Liberians who survived a civil war say a man now living in South Jersey committed atrocities including murder
Published in News & Features
One man accused Laye Sekou Camara — whose nom de guerre was K-1 — of shooting his aunt in the head.
Another said that as he begged Camara for mercy, the Liberian rebel general pulled out a gun, pistol-whipped him, then killed his brother.
And a third man said that as he was being held prisoner, he watched Camara shoot a group of people who had been lined up beside a creek. He could not recall how many victims had been killed.
"There were many," he said.
Over the course of several hours Thursday, those men and several others testified during an unusual hearing at the federal courthouse in Philadelphia. They had been flown in from Liberia to testify at Camara's trial on immigration fraud charges, a proceeding that was canceled when he decided to plead guilty to those counts last week. The crimes he admitted as part of that plea did not include the atrocities his accusers described on the witness stand Thursday.
Instead, Camara, 46, who now lives in Atlantic County, New Jersey, acknowledged only that he had lied on immigration forms more than a decade ago when he sought to enter the United States after a second civil war in Liberia, a conflict that roiled the West African nation in 2003 and left more than 200,000 people dead.
By pleading guilty to charges including possession of a fraudulently obtained immigration document, Camara admitted that he provided false answers to questions including whether he had ever belonged to a rebel group or had recruited child soldiers — things he now acknowledges he did during the war.
He did not, however, admit that he committed war crimes. And he continues to deny such allegations, his attorneys said.
But as federal prosecutors seek to convince U.S. District Judge Chad F. Kenney that Camara deserves a significant prison sentence for his offenses, they called witnesses who they said could offer details about the scale of Camara's misrepresentations. And that is how he came to face his accusers inside the courtroom Thursday.
In testimony that was delivered in a generally dispassionate manner, eight Liberian men, now mostly in their 40s, recalled decades-old horrors they attributed to Camara, whom they referred to as K-1 or called Dragon Master, another nickname from the war. (The Philadelphia Inquirer is not identifying the witnesses out of concern that they could face retribution in Liberia.)
The events often centered on the Freeport of Monrovia, a key port in Liberia's capital city that witnesses said Camara and his rebel group — Liberians United for Reconciliation and Democracy, or LURD — sought to control.
The port is where many starving residents would go to seek food in the war-torn city. If Camara saw residents leaving with items, witnesses said, he often accused people of looting.
One man testified that as he tried to leave the port with some rice, Camara lashed him 25 times in the back, then stabbed him in the knee. He still has a scar.

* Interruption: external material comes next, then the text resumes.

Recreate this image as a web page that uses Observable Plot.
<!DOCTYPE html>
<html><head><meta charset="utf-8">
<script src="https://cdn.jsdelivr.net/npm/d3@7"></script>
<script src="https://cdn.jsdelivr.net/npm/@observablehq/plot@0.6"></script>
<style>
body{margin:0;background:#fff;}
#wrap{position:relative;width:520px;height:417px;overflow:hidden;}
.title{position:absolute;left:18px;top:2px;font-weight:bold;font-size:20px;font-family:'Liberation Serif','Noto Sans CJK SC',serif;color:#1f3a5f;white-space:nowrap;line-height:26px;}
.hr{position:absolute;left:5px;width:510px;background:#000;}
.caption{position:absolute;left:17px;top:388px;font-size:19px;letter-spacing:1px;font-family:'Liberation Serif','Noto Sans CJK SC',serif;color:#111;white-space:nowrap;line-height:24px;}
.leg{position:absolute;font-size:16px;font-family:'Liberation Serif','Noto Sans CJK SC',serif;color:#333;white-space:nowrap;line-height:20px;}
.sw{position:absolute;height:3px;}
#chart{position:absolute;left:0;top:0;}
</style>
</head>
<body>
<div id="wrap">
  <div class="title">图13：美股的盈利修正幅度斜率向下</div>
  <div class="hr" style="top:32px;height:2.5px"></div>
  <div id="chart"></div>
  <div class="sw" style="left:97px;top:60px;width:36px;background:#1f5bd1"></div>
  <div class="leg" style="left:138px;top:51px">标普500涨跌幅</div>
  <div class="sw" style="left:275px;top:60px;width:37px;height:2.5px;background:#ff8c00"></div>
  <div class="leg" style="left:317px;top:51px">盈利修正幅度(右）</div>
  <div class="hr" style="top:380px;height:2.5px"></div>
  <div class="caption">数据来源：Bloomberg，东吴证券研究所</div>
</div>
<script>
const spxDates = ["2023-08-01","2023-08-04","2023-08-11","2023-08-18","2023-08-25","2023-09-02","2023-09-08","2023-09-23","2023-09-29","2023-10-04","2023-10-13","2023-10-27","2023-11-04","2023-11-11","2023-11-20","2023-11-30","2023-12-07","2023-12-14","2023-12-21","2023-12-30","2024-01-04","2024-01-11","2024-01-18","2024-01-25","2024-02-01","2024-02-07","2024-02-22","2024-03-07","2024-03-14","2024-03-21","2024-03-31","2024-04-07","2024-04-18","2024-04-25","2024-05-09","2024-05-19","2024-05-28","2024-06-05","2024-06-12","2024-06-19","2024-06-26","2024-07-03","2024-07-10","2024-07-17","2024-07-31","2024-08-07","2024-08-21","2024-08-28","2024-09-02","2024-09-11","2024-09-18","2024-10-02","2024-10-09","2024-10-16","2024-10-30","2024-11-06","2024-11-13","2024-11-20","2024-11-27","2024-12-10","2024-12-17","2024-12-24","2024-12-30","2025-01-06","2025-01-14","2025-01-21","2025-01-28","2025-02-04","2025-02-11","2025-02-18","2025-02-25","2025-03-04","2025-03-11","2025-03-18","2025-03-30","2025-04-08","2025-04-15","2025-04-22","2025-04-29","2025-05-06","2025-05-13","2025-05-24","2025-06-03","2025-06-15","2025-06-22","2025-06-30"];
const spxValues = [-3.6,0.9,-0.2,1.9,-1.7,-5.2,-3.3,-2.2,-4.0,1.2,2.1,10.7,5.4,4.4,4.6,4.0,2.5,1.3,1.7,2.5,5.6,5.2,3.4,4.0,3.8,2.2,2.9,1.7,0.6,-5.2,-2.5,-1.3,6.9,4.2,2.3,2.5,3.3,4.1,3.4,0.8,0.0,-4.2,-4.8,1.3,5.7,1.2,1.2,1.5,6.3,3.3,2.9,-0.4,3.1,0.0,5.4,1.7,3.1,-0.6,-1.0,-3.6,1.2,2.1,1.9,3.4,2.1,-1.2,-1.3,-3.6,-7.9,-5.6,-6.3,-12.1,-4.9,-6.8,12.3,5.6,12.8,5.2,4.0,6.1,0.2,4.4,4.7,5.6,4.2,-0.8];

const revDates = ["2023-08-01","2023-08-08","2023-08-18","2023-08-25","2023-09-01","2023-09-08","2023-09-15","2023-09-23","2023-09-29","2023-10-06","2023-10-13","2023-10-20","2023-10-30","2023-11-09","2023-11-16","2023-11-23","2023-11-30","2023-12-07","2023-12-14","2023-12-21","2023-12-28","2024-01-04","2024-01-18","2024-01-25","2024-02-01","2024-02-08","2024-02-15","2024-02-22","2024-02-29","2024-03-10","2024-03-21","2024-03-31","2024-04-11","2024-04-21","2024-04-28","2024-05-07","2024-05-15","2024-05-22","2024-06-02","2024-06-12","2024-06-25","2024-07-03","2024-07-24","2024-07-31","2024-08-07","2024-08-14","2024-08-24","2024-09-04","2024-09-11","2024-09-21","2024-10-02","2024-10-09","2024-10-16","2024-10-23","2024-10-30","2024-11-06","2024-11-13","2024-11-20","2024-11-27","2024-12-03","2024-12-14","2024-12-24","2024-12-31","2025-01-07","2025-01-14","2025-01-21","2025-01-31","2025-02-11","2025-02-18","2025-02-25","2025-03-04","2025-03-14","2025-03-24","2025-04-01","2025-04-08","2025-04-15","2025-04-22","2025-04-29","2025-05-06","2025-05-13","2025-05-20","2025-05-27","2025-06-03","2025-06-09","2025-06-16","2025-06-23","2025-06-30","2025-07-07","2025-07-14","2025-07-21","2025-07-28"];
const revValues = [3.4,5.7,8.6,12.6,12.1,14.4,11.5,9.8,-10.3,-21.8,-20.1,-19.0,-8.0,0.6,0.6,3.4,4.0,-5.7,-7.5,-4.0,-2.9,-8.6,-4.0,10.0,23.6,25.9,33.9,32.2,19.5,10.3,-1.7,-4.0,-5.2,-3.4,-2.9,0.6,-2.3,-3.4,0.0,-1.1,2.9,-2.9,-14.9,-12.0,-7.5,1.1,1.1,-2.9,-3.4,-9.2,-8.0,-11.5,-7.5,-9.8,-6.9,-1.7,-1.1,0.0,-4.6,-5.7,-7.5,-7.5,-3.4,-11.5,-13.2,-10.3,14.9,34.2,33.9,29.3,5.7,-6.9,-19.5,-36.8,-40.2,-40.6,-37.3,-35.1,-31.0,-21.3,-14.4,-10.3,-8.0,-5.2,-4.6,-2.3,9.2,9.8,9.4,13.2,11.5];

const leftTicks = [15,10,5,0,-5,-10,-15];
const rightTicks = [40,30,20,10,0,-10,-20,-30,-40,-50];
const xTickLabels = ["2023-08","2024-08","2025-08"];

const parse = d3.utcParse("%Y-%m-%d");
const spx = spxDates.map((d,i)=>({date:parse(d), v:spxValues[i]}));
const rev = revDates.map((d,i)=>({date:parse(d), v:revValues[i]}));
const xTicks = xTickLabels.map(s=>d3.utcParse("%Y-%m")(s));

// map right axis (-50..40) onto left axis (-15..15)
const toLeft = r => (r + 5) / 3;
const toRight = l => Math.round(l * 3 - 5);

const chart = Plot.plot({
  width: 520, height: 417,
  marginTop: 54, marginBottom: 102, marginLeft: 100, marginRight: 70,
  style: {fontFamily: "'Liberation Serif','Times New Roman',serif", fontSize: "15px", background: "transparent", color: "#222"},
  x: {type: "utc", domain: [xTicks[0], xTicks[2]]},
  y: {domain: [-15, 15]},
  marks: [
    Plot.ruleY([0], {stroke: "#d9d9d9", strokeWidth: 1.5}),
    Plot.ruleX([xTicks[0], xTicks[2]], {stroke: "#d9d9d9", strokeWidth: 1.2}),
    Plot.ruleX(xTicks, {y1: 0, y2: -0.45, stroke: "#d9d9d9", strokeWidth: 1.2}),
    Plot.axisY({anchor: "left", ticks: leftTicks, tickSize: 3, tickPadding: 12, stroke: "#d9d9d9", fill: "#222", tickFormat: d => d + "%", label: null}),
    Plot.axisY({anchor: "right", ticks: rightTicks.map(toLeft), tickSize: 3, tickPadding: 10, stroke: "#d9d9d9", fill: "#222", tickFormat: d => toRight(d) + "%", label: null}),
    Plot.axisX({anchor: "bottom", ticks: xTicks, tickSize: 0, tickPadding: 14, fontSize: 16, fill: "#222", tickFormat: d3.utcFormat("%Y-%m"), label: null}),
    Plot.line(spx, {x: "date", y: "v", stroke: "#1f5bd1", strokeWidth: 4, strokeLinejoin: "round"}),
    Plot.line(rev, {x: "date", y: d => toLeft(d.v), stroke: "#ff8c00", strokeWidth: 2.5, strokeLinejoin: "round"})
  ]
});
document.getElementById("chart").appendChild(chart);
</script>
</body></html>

The man said he saw Camara shoot a fellow LURD member who had been accused of stealing headphones. Camara then told the crowd to leave the victim's body on display for three days, the witness said, an affront to his Muslim faith, which calls for a quick burial.
And another man said he saw Camara arrive at the port with a group of bodyguards, accuse people who had been searching for food of looting, then start firing at the crowd, killing many. Afterward, the man said, Camara told his troops to load the bodies into a shipping container.
"There were a lot of dead bodies," the man said.
Camara did not speak during the hearing, but while leaving the courtroom for a break, he shook his head and sighed about the "lies" he said were being told on the stand.
One of Camara's attorneys, Ellis Palividas, said after the hearing that Camara denies having committed the atrocities he was accused of Thursday, and that he would present evidence at a future hearing to shed a more complete light on Camara's role in a "very difficult conflict."
Palividas said that Camara "did his best" in circumstances in Liberia that bordered on anarchy and that he, too, had suffered from the country's long-standing instability. Camara's father was beheaded at age 12, the lawyer said, and Camara was then recruited to serve as a child soldier in a conflict that predated the 2003 war.
Prosecutors led by Assistant U.S. Attorney Linwood C. Wright have not said what sentence they will seek for Camara, who remains free on bail and is scheduled to have his penalty imposed in May. He faces a maximum sentence of 40 years.
Several other figures from the Liberian conflict have been prosecuted for similar immigration offenses in Philadelphia in recent years. The only one to be sentenced so far — Mohammed "Jungle Jabbah" Jabateh of East Lansdowne — is serving a term of three decades behind bars.